--- What you have to do ---
Omit all pictures and transcribe only the lines in the entries below that run from the line with "What D3.js code" through the line with "i) => (bands.length".

Charts and diagrams as code:
◆ ◆ ◆ ◆

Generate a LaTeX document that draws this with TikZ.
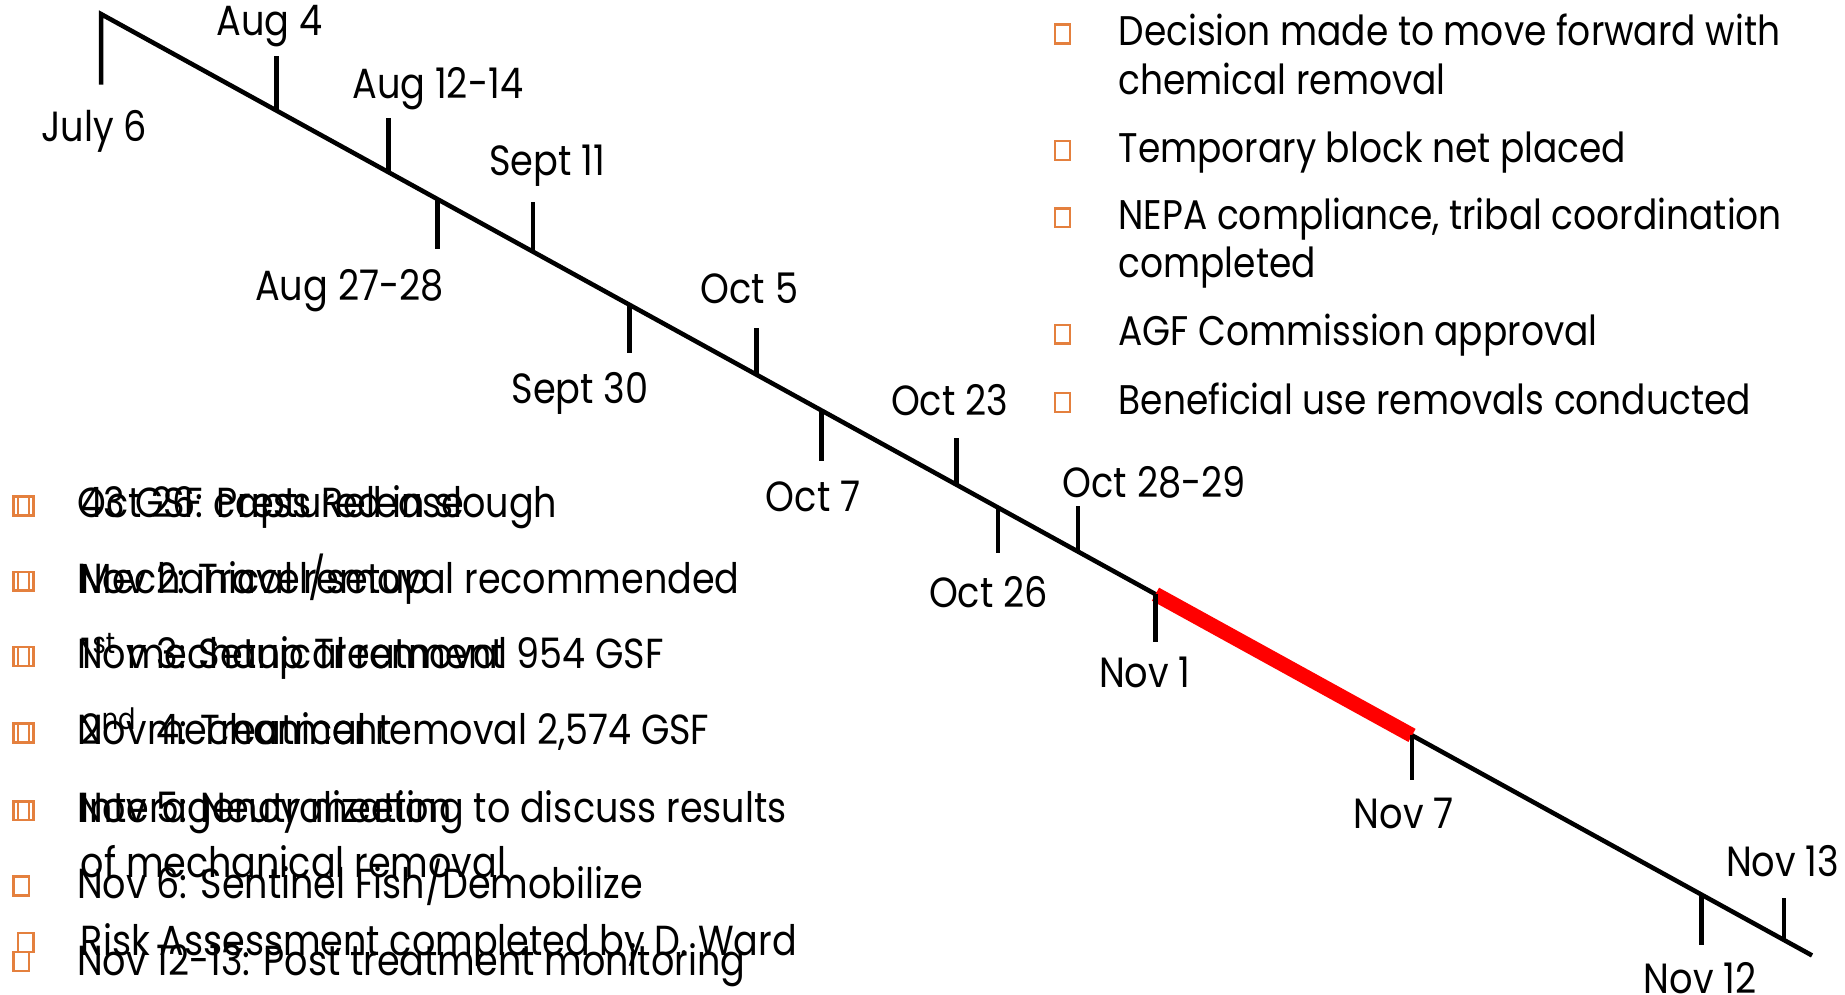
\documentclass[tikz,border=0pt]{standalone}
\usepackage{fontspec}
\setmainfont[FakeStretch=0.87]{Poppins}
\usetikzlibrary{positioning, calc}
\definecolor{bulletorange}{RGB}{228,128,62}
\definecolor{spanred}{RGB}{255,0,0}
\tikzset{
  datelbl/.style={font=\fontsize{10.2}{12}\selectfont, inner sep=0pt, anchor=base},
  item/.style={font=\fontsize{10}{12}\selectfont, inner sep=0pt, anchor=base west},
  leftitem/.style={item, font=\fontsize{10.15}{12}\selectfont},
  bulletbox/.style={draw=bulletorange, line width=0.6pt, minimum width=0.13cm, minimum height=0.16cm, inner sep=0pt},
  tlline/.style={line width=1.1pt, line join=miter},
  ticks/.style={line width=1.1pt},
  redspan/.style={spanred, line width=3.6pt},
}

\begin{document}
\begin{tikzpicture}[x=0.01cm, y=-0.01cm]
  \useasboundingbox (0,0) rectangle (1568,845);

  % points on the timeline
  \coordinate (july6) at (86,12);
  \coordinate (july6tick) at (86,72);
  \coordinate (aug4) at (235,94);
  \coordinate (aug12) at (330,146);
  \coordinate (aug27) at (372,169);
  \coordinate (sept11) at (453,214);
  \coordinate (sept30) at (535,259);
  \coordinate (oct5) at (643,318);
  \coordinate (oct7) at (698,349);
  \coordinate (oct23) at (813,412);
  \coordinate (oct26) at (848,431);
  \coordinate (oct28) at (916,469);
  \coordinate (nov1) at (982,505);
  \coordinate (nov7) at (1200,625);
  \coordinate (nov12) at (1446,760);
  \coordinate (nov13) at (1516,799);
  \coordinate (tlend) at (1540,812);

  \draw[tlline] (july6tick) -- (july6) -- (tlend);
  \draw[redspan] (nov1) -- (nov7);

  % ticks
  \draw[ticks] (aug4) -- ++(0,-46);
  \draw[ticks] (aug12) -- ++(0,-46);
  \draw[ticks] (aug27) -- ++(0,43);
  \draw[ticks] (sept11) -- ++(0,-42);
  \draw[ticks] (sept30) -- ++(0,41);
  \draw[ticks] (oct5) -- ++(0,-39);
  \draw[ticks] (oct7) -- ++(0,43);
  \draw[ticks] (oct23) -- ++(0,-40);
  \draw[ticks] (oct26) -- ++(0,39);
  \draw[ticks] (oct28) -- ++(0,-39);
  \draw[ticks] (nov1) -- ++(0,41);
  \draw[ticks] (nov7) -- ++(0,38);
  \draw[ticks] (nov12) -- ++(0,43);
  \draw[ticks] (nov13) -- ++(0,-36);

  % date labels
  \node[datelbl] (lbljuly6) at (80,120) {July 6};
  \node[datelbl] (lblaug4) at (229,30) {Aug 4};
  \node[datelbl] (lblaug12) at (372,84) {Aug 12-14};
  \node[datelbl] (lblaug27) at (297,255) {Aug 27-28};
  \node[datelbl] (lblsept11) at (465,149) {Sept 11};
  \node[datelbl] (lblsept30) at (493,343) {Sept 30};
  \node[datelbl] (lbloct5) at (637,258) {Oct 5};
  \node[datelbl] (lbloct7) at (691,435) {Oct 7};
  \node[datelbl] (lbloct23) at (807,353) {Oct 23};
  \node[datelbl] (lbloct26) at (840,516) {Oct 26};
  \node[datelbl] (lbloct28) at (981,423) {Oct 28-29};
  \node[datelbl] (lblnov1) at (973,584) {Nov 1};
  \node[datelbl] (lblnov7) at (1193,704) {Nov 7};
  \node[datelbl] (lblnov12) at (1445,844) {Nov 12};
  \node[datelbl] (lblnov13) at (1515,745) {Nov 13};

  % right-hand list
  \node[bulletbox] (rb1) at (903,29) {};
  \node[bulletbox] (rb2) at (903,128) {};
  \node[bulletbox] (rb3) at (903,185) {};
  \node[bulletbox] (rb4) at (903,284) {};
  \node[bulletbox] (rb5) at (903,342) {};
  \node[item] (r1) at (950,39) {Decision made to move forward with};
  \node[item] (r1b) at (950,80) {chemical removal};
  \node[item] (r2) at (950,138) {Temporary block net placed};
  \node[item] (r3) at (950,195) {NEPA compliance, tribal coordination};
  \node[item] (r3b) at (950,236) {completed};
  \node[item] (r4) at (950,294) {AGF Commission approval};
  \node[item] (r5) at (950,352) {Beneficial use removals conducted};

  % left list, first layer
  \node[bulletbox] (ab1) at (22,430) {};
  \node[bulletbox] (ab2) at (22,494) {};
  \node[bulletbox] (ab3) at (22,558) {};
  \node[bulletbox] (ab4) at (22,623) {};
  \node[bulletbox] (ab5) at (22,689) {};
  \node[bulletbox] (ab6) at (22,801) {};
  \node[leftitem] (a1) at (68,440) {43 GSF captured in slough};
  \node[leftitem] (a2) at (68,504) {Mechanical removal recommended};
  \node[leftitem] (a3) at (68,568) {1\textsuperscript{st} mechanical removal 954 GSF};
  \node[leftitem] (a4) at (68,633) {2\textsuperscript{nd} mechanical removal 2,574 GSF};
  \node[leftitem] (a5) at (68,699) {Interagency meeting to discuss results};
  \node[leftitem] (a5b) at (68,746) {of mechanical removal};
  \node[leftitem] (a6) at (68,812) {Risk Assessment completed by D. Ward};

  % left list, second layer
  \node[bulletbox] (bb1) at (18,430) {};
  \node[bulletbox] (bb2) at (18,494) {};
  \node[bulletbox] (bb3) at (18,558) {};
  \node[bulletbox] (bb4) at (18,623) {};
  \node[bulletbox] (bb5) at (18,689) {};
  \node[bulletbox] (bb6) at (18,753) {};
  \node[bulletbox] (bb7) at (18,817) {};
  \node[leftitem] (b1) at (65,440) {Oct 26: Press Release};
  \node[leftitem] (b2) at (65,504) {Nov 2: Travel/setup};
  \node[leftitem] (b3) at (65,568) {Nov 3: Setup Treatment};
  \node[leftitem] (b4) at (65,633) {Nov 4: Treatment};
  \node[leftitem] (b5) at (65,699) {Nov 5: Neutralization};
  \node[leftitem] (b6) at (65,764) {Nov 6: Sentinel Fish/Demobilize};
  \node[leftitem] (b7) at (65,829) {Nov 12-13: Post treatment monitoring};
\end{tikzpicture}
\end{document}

◆ ◆ ◆ ◆

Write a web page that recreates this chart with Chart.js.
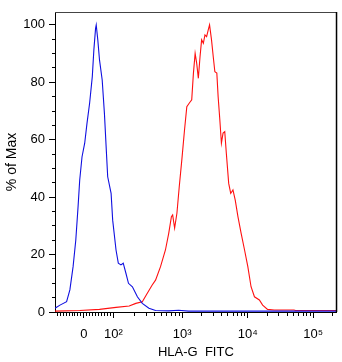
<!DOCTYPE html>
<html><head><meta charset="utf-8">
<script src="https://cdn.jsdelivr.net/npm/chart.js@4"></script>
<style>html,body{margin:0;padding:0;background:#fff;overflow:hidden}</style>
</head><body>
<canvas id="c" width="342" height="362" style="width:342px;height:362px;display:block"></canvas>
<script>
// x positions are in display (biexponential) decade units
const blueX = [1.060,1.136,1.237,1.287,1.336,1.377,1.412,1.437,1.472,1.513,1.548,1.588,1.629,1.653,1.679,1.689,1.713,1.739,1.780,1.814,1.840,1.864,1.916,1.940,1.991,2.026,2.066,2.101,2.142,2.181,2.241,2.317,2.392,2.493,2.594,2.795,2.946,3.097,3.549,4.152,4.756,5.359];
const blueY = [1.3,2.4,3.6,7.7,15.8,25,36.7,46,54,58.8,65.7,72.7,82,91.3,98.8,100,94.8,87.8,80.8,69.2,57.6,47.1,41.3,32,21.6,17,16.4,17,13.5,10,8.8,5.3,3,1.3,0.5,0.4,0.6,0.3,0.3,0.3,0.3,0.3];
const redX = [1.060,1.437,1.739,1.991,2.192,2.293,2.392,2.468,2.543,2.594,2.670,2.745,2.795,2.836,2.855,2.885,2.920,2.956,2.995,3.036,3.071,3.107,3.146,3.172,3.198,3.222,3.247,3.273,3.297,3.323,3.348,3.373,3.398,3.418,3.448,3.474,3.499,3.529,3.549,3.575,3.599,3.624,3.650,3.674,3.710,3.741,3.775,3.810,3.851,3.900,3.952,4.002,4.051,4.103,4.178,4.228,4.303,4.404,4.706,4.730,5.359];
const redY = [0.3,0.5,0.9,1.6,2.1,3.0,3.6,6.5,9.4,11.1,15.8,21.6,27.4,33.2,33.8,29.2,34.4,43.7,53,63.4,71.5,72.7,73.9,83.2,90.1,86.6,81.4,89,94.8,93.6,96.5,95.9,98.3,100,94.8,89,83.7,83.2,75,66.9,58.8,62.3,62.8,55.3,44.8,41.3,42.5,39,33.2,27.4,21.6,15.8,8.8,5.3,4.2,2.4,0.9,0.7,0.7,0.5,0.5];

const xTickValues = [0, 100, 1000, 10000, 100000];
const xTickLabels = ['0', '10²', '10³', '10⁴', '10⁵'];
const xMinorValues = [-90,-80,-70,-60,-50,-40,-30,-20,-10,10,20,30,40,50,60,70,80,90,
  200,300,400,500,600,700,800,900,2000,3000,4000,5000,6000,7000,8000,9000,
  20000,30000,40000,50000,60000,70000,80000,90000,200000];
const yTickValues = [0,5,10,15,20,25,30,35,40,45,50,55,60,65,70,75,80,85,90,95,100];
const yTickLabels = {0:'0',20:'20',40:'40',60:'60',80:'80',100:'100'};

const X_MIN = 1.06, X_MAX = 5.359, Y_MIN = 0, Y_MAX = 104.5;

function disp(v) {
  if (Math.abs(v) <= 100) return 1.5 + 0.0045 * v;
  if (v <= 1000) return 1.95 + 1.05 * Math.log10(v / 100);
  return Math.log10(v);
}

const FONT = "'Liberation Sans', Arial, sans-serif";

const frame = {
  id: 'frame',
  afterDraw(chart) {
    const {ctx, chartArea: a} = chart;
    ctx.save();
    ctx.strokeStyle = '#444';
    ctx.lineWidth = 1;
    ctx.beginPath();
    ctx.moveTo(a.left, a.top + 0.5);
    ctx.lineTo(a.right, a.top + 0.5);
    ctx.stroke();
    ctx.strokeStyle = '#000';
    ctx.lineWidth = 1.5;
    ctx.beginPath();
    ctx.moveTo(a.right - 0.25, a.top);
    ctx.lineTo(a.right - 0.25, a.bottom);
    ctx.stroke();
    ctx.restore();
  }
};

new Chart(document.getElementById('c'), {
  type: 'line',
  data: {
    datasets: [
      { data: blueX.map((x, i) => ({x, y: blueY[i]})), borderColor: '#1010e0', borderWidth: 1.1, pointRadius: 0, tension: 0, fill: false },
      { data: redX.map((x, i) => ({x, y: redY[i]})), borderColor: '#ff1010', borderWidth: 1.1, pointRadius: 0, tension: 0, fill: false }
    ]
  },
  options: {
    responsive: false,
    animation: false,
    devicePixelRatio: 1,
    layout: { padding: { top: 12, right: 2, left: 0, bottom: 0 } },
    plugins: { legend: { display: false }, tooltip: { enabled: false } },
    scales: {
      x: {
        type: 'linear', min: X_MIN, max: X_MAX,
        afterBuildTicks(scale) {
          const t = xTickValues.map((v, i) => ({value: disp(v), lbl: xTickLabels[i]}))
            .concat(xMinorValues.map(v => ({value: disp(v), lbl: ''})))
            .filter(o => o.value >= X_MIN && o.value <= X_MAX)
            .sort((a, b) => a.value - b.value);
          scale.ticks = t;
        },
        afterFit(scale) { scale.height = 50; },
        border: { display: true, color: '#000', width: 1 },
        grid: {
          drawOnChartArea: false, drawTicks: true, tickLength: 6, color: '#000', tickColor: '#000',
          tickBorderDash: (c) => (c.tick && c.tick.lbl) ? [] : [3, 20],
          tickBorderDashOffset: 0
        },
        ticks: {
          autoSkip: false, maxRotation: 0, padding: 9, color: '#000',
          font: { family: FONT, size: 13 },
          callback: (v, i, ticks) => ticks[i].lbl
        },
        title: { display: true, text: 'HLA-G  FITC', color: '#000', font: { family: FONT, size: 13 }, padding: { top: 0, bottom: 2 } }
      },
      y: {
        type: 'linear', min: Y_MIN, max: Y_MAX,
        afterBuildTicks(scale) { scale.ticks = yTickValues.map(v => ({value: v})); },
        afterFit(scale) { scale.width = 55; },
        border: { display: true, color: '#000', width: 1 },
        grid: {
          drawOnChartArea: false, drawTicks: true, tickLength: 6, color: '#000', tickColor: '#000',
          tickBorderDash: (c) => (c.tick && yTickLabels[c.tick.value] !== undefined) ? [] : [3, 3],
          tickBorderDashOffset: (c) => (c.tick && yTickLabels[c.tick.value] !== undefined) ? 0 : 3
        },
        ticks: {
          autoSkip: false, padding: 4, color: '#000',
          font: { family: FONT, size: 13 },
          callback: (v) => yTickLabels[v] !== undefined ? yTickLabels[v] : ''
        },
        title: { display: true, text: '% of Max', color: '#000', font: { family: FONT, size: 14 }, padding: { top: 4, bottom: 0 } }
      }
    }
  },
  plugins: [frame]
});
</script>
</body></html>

◆ ◆ ◆ ◆

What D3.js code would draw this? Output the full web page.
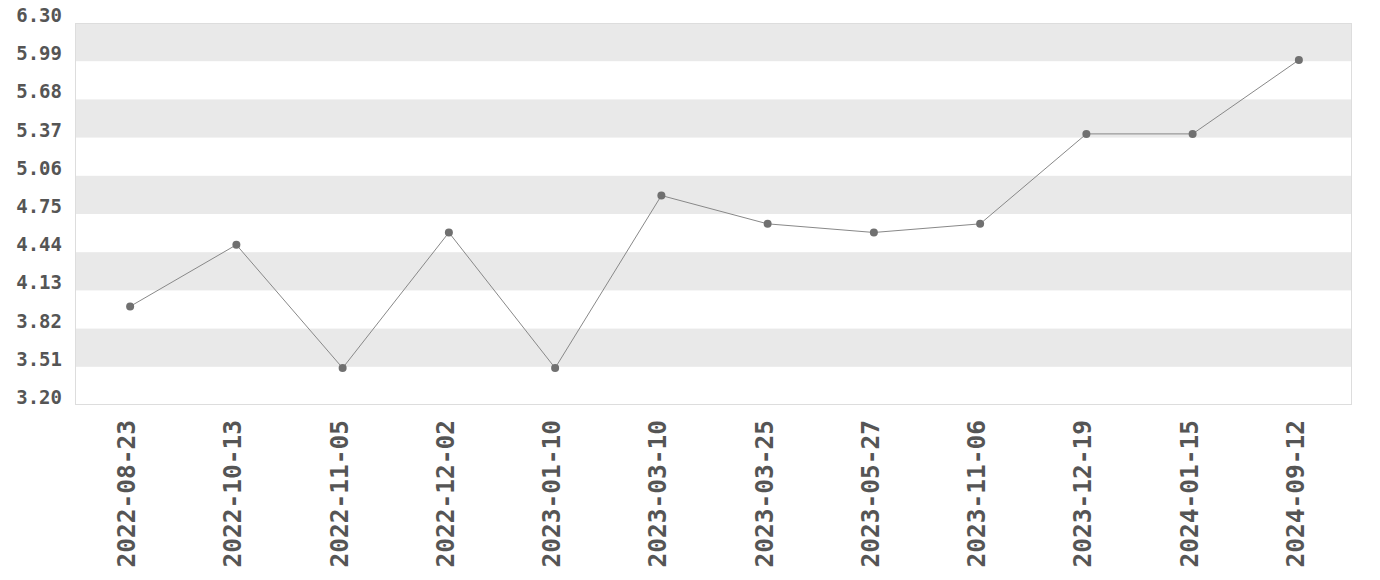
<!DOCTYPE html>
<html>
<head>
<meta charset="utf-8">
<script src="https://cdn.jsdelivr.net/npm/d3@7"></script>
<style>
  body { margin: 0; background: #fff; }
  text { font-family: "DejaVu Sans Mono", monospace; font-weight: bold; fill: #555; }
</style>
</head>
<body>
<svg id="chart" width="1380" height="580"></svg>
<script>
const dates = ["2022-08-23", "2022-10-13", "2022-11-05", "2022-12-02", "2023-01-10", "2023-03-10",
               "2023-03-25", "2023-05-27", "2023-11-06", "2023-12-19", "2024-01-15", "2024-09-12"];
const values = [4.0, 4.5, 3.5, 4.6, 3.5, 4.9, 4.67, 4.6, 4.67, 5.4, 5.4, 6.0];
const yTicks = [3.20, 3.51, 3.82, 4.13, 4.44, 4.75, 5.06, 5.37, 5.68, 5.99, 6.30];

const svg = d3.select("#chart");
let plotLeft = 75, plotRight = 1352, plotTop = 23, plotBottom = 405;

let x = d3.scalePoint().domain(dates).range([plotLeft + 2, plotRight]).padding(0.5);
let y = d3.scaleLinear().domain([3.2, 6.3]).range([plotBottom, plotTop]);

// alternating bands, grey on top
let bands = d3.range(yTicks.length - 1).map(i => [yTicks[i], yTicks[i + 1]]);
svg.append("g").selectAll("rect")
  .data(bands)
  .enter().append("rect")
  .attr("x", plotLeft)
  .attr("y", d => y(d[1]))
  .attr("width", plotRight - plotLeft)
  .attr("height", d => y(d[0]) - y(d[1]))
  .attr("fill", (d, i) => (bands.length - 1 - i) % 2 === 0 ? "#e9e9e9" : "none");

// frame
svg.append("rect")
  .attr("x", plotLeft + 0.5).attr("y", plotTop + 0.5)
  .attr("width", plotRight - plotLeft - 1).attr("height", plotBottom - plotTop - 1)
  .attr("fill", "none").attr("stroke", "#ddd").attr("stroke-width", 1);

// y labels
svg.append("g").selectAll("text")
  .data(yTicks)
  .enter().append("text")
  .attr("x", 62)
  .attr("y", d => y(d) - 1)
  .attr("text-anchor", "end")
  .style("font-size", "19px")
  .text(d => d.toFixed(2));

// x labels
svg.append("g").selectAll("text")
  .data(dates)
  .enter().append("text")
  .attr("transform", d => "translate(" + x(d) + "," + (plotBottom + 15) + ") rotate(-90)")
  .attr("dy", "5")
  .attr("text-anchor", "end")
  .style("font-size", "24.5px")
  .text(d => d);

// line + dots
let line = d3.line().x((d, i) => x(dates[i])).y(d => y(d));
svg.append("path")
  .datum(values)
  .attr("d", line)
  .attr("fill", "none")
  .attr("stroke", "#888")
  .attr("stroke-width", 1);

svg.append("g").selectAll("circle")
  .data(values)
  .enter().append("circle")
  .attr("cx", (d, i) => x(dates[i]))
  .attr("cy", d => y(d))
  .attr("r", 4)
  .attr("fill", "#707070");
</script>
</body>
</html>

◆ ◆ ◆ ◆

--- Answer ---
What D3.js code would draw this? Output the full web page.
<!DOCTYPE html>
<html>
<head>
<meta charset="utf-8">
<script src="https://cdn.jsdelivr.net/npm/d3@7"></script>
<style>
  body { margin: 0; background: #fff; }
  text { font-family: "DejaVu Sans Mono", monospace; font-weight: bold; fill: #555; }
</style>
</head>
<body>
<svg id="chart" width="1380" height="580"></svg>
<script>
const dates = ["2022-08-23", "2022-10-13", "2022-11-05", "2022-12-02", "2023-01-10", "2023-03-10",
               "2023-03-25", "2023-05-27", "2023-11-06", "2023-12-19", "2024-01-15", "2024-09-12"];
const values = [4.0, 4.5, 3.5, 4.6, 3.5, 4.9, 4.67, 4.6, 4.67, 5.4, 5.4, 6.0];
const yTicks = [3.20, 3.51, 3.82, 4.13, 4.44, 4.75, 5.06, 5.37, 5.68, 5.99, 6.30];

const svg = d3.select("#chart");
let plotLeft = 75, plotRight = 1352, plotTop = 23, plotBottom = 405;

let x = d3.scalePoint().domain(dates).range([plotLeft + 2, plotRight]).padding(0.5);
let y = d3.scaleLinear().domain([3.2, 6.3]).range([plotBottom, plotTop]);

// alternating bands, grey on top
let bands = d3.range(yTicks.length - 1).map(i => [yTicks[i], yTicks[i + 1]]);
svg.append("g").selectAll("rect")
  .data(bands)
  .enter().append("rect")
  .attr("x", plotLeft)
  .attr("y", d => y(d[1]))
  .attr("width", plotRight - plotLeft)
  .attr("height", d => y(d[0]) - y(d[1]))
  .attr("fill", (d, i) => (bands.length - 1 - i) % 2 === 0 ? "#e9e9e9" : "none");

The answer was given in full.